The menu is neatly written on several blackboards above the window. A dozen dinners, with two sides, are mostly $8.50 for an assortment of Jamaican classics, rising to $10 for curry goat, turkey ribs or oxtails; escovitch fish, Jamaica’s answer to seviche (“yummy,” the menu adds), is $12. Eight of the dinners are available a la carte, without sides, for $6 to $7.50.
A variety of fried chicken, fish and rib tips dinners range from $3.50 (for a trio of wings) to $8.50 (for a three-piece chicken, barbecue rib tips or fried fish dinners). Sandwiches – a burger, fish sandwich or “Dread Loc” wrap – are $6.50 with potato wedges or fries, $5 alone.

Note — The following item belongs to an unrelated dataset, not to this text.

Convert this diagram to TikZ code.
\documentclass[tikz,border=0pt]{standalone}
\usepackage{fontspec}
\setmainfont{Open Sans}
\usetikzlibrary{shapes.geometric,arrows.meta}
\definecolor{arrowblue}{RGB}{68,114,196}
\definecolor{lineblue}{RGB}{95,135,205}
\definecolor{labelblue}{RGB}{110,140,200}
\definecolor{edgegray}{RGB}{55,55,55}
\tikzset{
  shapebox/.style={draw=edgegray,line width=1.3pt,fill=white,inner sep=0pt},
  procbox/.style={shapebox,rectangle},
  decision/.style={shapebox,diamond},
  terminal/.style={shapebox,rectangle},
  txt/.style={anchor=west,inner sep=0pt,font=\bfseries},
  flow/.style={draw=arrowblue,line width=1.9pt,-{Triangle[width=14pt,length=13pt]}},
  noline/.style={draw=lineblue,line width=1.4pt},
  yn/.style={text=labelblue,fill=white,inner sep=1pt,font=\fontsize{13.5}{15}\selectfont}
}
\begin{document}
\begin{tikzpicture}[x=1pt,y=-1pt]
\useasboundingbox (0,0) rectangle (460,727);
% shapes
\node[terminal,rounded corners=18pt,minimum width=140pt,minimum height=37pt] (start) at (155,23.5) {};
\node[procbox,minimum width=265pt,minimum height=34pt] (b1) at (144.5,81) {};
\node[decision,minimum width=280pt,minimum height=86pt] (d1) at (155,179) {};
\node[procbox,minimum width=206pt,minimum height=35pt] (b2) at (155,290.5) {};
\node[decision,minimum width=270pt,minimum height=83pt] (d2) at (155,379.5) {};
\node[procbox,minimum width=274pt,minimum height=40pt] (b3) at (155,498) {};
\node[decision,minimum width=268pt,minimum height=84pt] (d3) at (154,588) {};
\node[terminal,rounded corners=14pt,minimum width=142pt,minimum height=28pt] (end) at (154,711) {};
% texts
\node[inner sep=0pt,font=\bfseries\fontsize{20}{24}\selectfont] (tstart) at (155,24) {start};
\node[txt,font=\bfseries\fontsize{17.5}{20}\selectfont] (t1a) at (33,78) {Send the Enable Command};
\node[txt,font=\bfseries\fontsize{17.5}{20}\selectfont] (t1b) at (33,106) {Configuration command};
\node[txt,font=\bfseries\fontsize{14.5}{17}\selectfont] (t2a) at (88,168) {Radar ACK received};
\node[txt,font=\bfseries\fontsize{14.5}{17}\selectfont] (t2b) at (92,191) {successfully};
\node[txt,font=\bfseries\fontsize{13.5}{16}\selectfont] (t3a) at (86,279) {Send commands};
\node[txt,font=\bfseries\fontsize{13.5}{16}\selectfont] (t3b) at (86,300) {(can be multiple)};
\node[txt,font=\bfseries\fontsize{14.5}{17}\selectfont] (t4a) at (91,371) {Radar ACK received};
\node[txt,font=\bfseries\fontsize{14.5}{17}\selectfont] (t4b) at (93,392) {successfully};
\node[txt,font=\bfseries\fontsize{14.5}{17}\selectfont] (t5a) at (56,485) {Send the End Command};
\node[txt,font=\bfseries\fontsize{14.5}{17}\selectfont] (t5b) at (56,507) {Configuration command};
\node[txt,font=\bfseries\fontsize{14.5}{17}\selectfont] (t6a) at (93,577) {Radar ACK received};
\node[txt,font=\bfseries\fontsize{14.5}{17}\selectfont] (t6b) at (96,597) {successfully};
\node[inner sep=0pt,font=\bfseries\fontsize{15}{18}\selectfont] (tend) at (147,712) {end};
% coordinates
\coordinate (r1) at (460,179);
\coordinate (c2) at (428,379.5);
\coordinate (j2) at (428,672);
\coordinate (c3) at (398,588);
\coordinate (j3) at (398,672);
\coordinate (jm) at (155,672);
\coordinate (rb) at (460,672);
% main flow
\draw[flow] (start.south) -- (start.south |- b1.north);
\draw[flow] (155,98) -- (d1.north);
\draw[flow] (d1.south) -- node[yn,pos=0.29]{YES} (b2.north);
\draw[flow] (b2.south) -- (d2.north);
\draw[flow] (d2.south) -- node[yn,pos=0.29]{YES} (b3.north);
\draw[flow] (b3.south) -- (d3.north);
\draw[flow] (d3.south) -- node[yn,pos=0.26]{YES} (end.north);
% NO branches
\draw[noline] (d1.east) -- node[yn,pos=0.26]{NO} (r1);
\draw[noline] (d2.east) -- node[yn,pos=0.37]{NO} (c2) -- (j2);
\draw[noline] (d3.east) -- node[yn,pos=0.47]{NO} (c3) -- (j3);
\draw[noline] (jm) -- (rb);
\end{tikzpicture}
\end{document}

In two visits we made a good start toward sampling the entire menu. Nothing disappointed us, and quite a few of the dishes made our taste buds stop and go “whoa!” Details, maybe, but details that would surprise even in a high-end kitchen: Fresh herbs, an errant thyme stem in a subtly scented plate of oxtails. Fries lightly dusted with flour to impart a crisp crust. Touches of herbs and a hint of jerk spice elevating simple macaroni and cheese. And so it goes. There is a very good cook back in that kitchen.

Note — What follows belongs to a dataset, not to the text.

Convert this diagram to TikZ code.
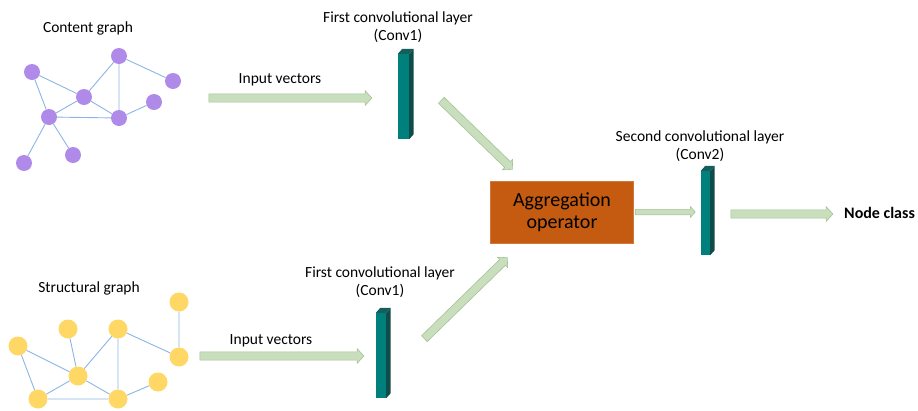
\documentclass[tikz,border=0pt]{standalone}
\usepackage{fontspec}
\setmainfont{Carlito}
\usetikzlibrary{shapes.arrows,calc,backgrounds}
\definecolor{purp}{RGB}{176,138,232}
\definecolor{yell}{RGB}{255,215,100}
\definecolor{edgeblue}{RGB}{140,180,228}
\definecolor{arrowfill}{RGB}{200,222,188}
\definecolor{arrowborder}{RGB}{165,195,150}
\definecolor{aggfill}{RGB}{197,90,17}
\definecolor{aggborder}{RGB}{210,120,60}
\definecolor{convfront}{RGB}{0,128,125}
\definecolor{convside}{RGB}{15,75,72}
\definecolor{convtop}{RGB}{20,95,92}
\tikzset{
  pnode/.style={circle, fill=purp, minimum size=16pt, inner sep=0pt},
  ynode/.style={circle, fill=yell, minimum size=19pt, inner sep=0pt},
  gedge/.style={draw=edgeblue, line width=0.9pt},
  lbl/.style={font=\fontsize{15.5}{18.5}\selectfont, align=center, inner sep=0pt},
  fatarr/.style={single arrow, draw=arrowborder, fill=arrowfill, line width=0.6pt,
    inner xsep=0pt, inner ysep=3.8pt, single arrow head extend=3.2pt,
    single arrow tip angle=95},
  thinarr/.style={fatarr, inner ysep=2.4pt, single arrow head extend=2.6pt},
  cfront/.style={rectangle, fill=convfront, inner sep=0pt},
}
\newcommand\fatarrow[4]{% style, name, from, to
  \path let \p1=($(#4)-(#3)$), \n1={veclen(\x1,\y1)}, \n2={atan2(\y1,\x1)} in
    node[#1, minimum height=\n1, rotate=\n2] (#2) at ($(#3)!0.5!(#4)$) {};}
\newcommand\convblock[1]{%
  \fill[convside] (#1.north east) -- ($(#1.north east)+(4.5,-5)$) -- ($(#1.south east)+(4.5,-5)$) -- (#1.south east) -- cycle;
  \fill[convtop] (#1.north west) -- ($(#1.north west)+(4.5,-5)$) -- ($(#1.north east)+(4.5,-5)$) -- (#1.north east) -- cycle;}
\begin{document}
\begin{tikzpicture}[x=1pt,y=-1pt]
\useasboundingbox (0,0) rectangle (918,410);
% content graph
\node[lbl] (ctitle) at (88,28) {Content graph};
\node[pnode] (ca) at (32,72) {};
\node[pnode] (cb) at (84,97) {};
\node[pnode] (cc) at (119,56) {};
\node[pnode] (cd) at (173,81) {};
\node[pnode] (ce) at (154,102) {};
\node[pnode] (cf) at (119,118) {};
\node[pnode] (cg) at (49,117) {};
\node[pnode] (ch) at (73,155) {};
\node[pnode] (ci) at (24,163) {};
\begin{scope}[on background layer]
\draw[gedge] (ca)--(cb) (cb)--(cc) (cc)--(cd) (cc)--(cf) (cb)--(cf) (cf)--(ce)
  (cb)--(cg) (cg)--(cf) (ca)--(cg) (cg)--(ci) (cg)--(ch);
\end{scope}
% structural graph
\node[lbl] (stitle) at (89,288) {Structural graph};
\node[ynode] (sa) at (179,302) {};
\node[ynode] (sb) at (179,357) {};
\node[ynode] (sc) at (68,329) {};
\node[ynode] (sd) at (118,329) {};
\node[ynode] (se) at (18,346) {};
\node[ynode] (sf) at (78,376) {};
\node[ynode] (sg) at (158,382) {};
\node[ynode] (sh) at (38,399) {};
\node[ynode] (si) at (118,399) {};
\begin{scope}[on background layer]
\draw[gedge] (sa)--(sb) (sd)--(sb) (sc)--(sf) (sd)--(sf) (se)--(sf) (se)--(sh)
  (sf)--(sh) (sf)--(si) (sd)--(si) (si)--(sg) (sh)--(si);
\end{scope}
% conv blocks
\node[cfront, minimum width=11pt, minimum height=85pt] (conv1t) at (403.5,96.5) {};
\convblock{conv1t}
\node[cfront, minimum width=10pt, minimum height=85pt] (conv1b) at (381,355.5) {};
\convblock{conv1b}
\node[cfront, minimum width=9pt, minimum height=84pt] (conv2) at (705.5,213) {};
\convblock{conv2}
% labels
\node[lbl] (l1t) at (398,27) {First convolutional layer\\(Conv1)};
\node[lbl] (l1b) at (380,282) {First convolutional layer\\(Conv1)};
\node[lbl] (l2) at (700,146) {Second convolutional layer\\(Conv2)};
\node[lbl] (ivt) at (280,80) {Input vectors};
\node[lbl] (ivb) at (271,341) {Input vectors};
% aggregation
\node[rectangle, fill=aggfill, draw=aggborder, line width=0.5pt, minimum width=143pt,
  minimum height=62pt, align=center, font=\fontsize{20}{22}\selectfont,
  inner sep=0pt] (agg) at (562,212.5) {Aggregation\\operator};
\node[anchor=west, inner sep=0pt, font=\fontsize{16}{18}\selectfont\bfseries] (nc) at (844,213) {Node class};
% arrow endpoints
\coordinate (a1s) at (207,98);  \coordinate (a1e) at (370,98);
\coordinate (a2s) at (198,356); \coordinate (a2e) at (362,356);
\coordinate (d1s) at (440,99);  \coordinate (d1e) at (511,168);
\coordinate (d2s) at (423,340); \coordinate (d2e) at (506,259);
\coordinate (a3s) at (634,212); \coordinate (a3e) at (694,212);
\coordinate (a4s) at (729,214); \coordinate (a4e) at (831,214);
\fatarrow{fatarr}{arrin1}{a1s}{a1e}
\fatarrow{fatarr}{arrin2}{a2s}{a2e}
\fatarrow{fatarr}{arrd1}{d1s}{d1e}
\fatarrow{fatarr}{arrd2}{d2s}{d2e}
\fatarrow{thinarr}{arragg}{a3s}{a3e}
\fatarrow{fatarr}{arrout}{a4s}{a4e}
\end{tikzpicture}
\end{document}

That oxtail dinner ($10), for example (pictured above), is served over a savory mix of tender rice and red beans. A generous portion of oxtails on the bone – plus a few juicy pork neck bones _ had been dredged with flour, browned, then cooked long and slow with chopped carrot, onion, fresh thyme, bay leaf, cayenne, maybe a touch of cinnamon and a pinch of sugar, yielding amazing rich flavors in the falling-apart meat.
You could call the Dread Loc wrap a Jamaican burrito, but I can see the resemblance to a dreadlock in this skinny, sausage-shaped treat. A savory, jerk-spiced mix of Jamaican cabbage, rice and red beans is tightly rolled with the meat of your choice in a large tortilla wrap to make a tasty meal in itself. It’s $6.50 with any meat but oxtails; $5 as a veggie wrap.
Jamaican beef patties ($2.50 each, three for $7) are spectacular inside and out. Inside, sweet curried beef. Outside, a flaky, short, bright yellow pastry pocket.
Roof Top Grill’s fried dishes were uniformly estimable, too. A fillet of fried cod ($2.60 a la carte) was lightly breaded and fried to perfection, crusty and gently spicy with black and red pepper. A chicken leg and thigh ($3.50) and three chicken wings ($3.25), all fried in similar coating as the fish, were well cooked and juicy, with great flavors.
Our friends Jon and Libby enjoyed classic Jamaican jerk dishes. That’s jerk, not jerked: meats marinated and rubbed with the traditional Jamaican jerk mix of habanero pepper, allspice, and other spices. Jerk chicken dinner ($8.50) and jerk-spiced rib tips dinner ($8.50) were both fine, with the caveat that spicy jerk seasoning is going to dominate the dish; more subtle flavors get lost in the heat.
Sides were all fine: The aforementioned macaroni and cheese; savory, hearty corn pudding; perfect soul-food-style collards, simple and good, 1-inch squares long cooked with onions, salty but not sweet; and Jamaican cabbage, spicy and long-simmered with onions and carrots, flecked with lots of black pepper.
We finished with caramel cake ($3) and were glad we did: It was perfect, moist and light yellow cake thickly iced with thick, smooth and sweet caramel icing.
Roof Top Grill is more than affordable: Our share of dinner for two was $22.26, with an $8 tip. Lunch another day was $20.78 plus a $5 tip.
Roof Top Grill
708 Louis Coleman Jr. Drive
Another location: 414 W. Oak St., 618-2287
Robin Garr’s rating: 85 points
Noise level: Quiet enough for easy conversation; volume on two screens tuned to ESPN was turned down low. (Average sound level 63-70 dB.)
Accessibility: The level entrance forms no barrier to wheelchair users.